How do you find missing people in the Census records?

You have searched and searched but you can’t find certain families in all the Census records.

The most likely reason is that the names you are searching for are not the names that were recorded in that Census. There may have been verbal transcription errors. There may have been indexing errors. For details see the post: What were their names?

Here are a few strategies to locate the missing families.

The first place I would start is at ancestry.com because they have some of the best “fuzzy” search algorithms. They can search on misspelled names, tables of similar names, sounds like names and other information.

Even better, they can search on family structure not just on the individual person. That means they will search for the head of household, the spouse, the children, and the grandchildren in the family unit.

Here are the strategy I would try in the following order.

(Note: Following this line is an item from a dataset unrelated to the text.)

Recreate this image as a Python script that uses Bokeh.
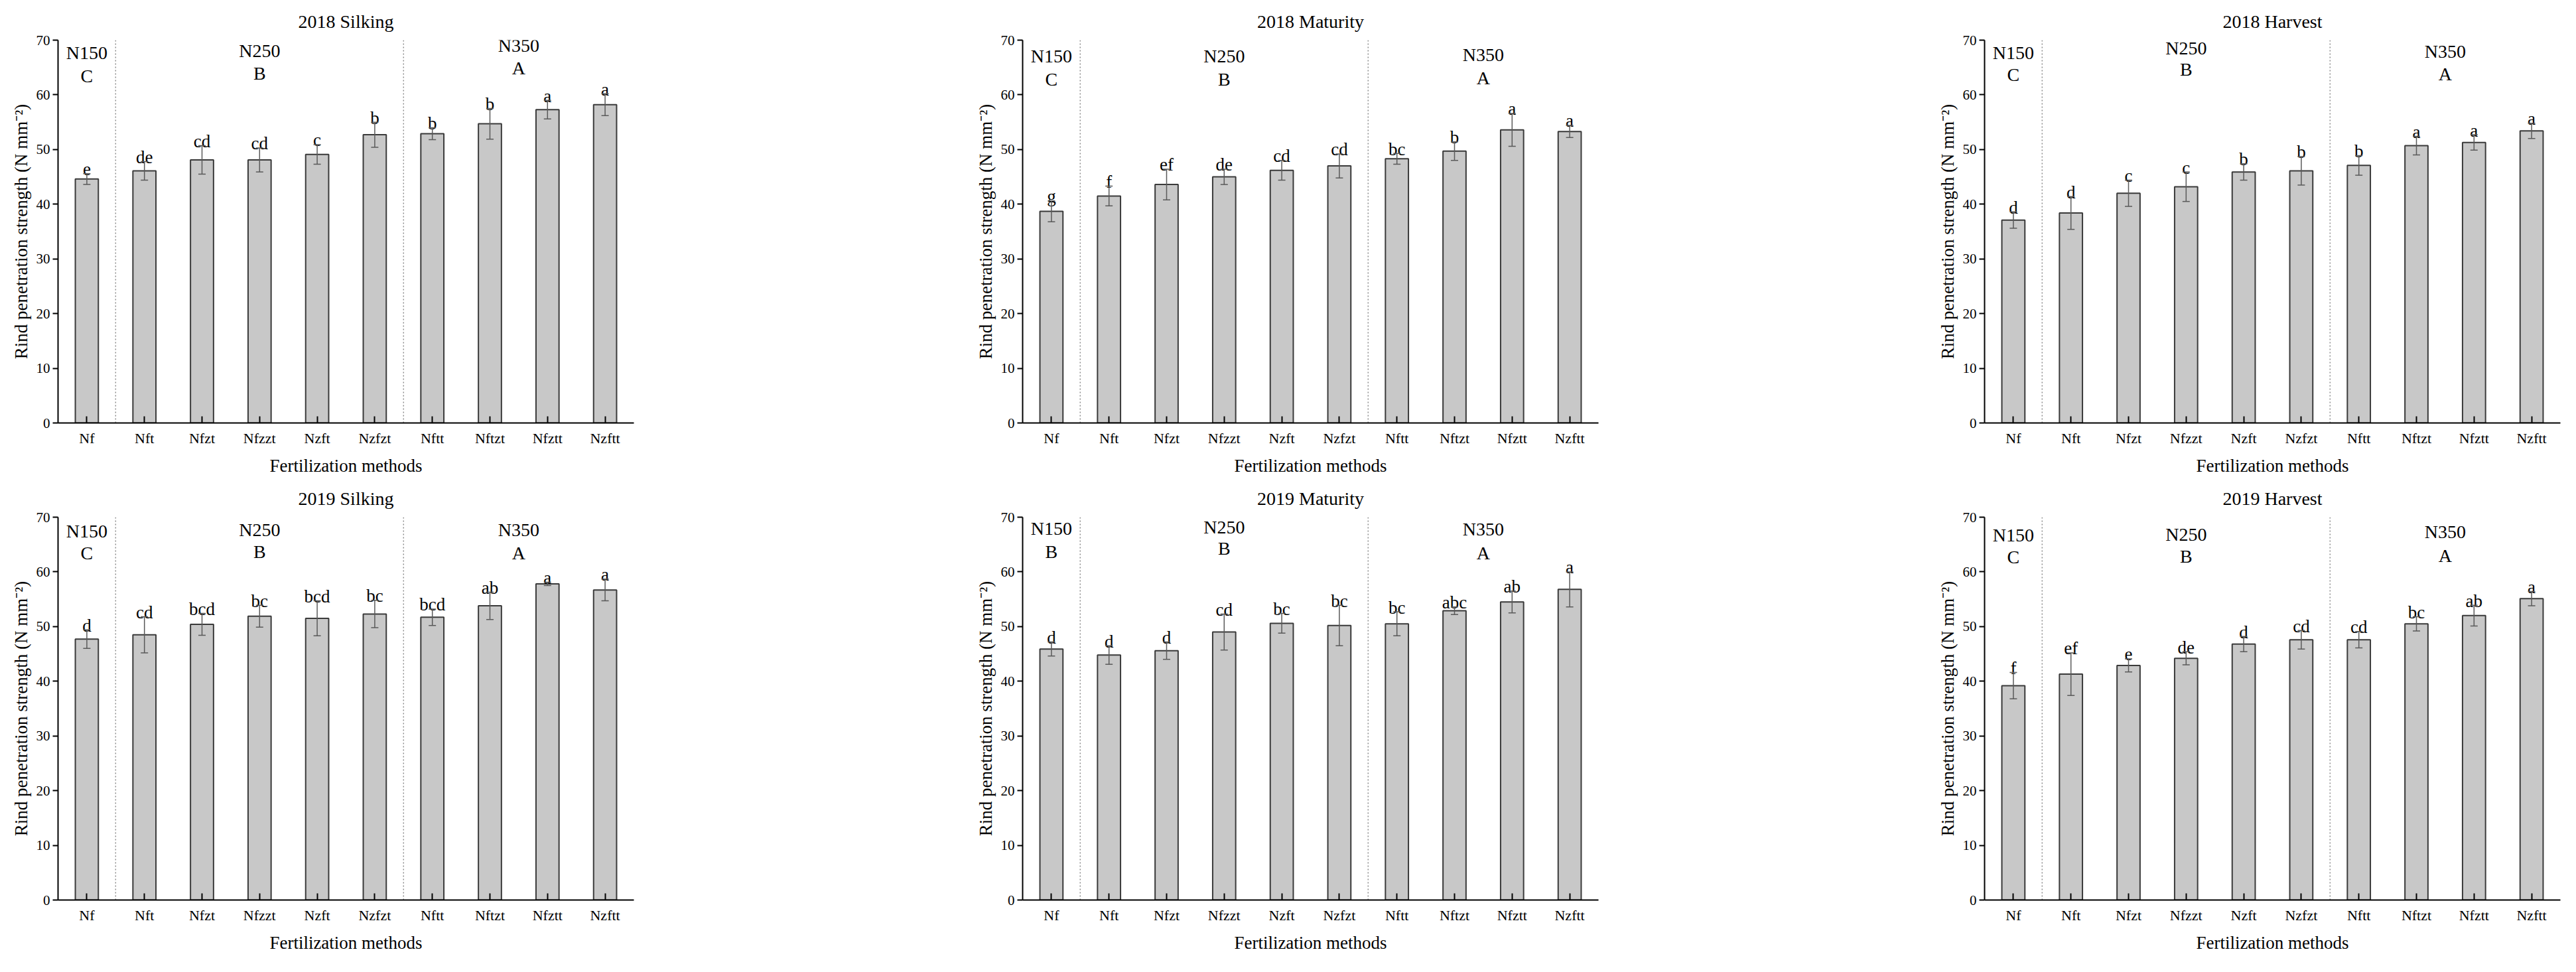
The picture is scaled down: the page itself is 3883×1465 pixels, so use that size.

  1. Make sure you have a family tree at ancestry already set up with all the information you know. This is a time saving tip. When you start a search at ancestry, and type in at least 3 characters of a first name, they will pop up a list of probably matches from your family tree. Select someone and it will fill in the entire family structure in the search form.
  2. Ancestry searches sometimes remember previous search options that you chose. To reset to default, click the check box “Match all terms exactly” twice.
  3. Be optimistic and first search by the head of household. You have probably already done this and found nothing.
  4. Remember to scan through the matches in the search and open the Census image to see if you found the right family. Check addresses, occupations, ages, children etc.
  5. OK. You didn’t find them. That is why you are reading this.
  6. Next, go to the search form and delete the surname and search again. This is often the fastest and best method to finding the missing people. This search is looking for a family whose member’s first names in the family unit match what you know. If you are lucky, you will find them with a garbled surname.
  7. If this fails, clear the search form, start with the spouse’s first name, get all the familly member names, delete the surname and search again. This may succeed if the head of household’s first name was missing or totally garbled beyond recognition.
  8. If this fails, search again on the family structure starting with each of the children. Use first the child with the most common, Americanized name.

Did you find them?
There are other things to try.

Different web sites may have a more accurate index into the Census you are trying to search. Ancestry.com was the first to put the 1940 Federal Census search index online. But, they had a lot of errors. www.familysearch.org was sometimes better. Family Search does not have the household structure search tool. Ancestry.com’s index keeps improving because they let users submit corrections. I have still found a lot of errors in some of their Census searches, including the NY State Census records.

Do you have an address at a point in time? You may know an address from an earlier or later Census. You may have an address from a birth or marriage certificate.

Go to www.stevemorse.org and use his Enumeration District finder for the missing Census and then browse through the images looking for that address. This is a slow and painful way to go. But, it sometimes succeeds when all other strategies fail. Each ED may have 30 – 80 images. My eyes hurt when I do this. You will want to have a very fast internet connection and a very clear, large, sharp monitor.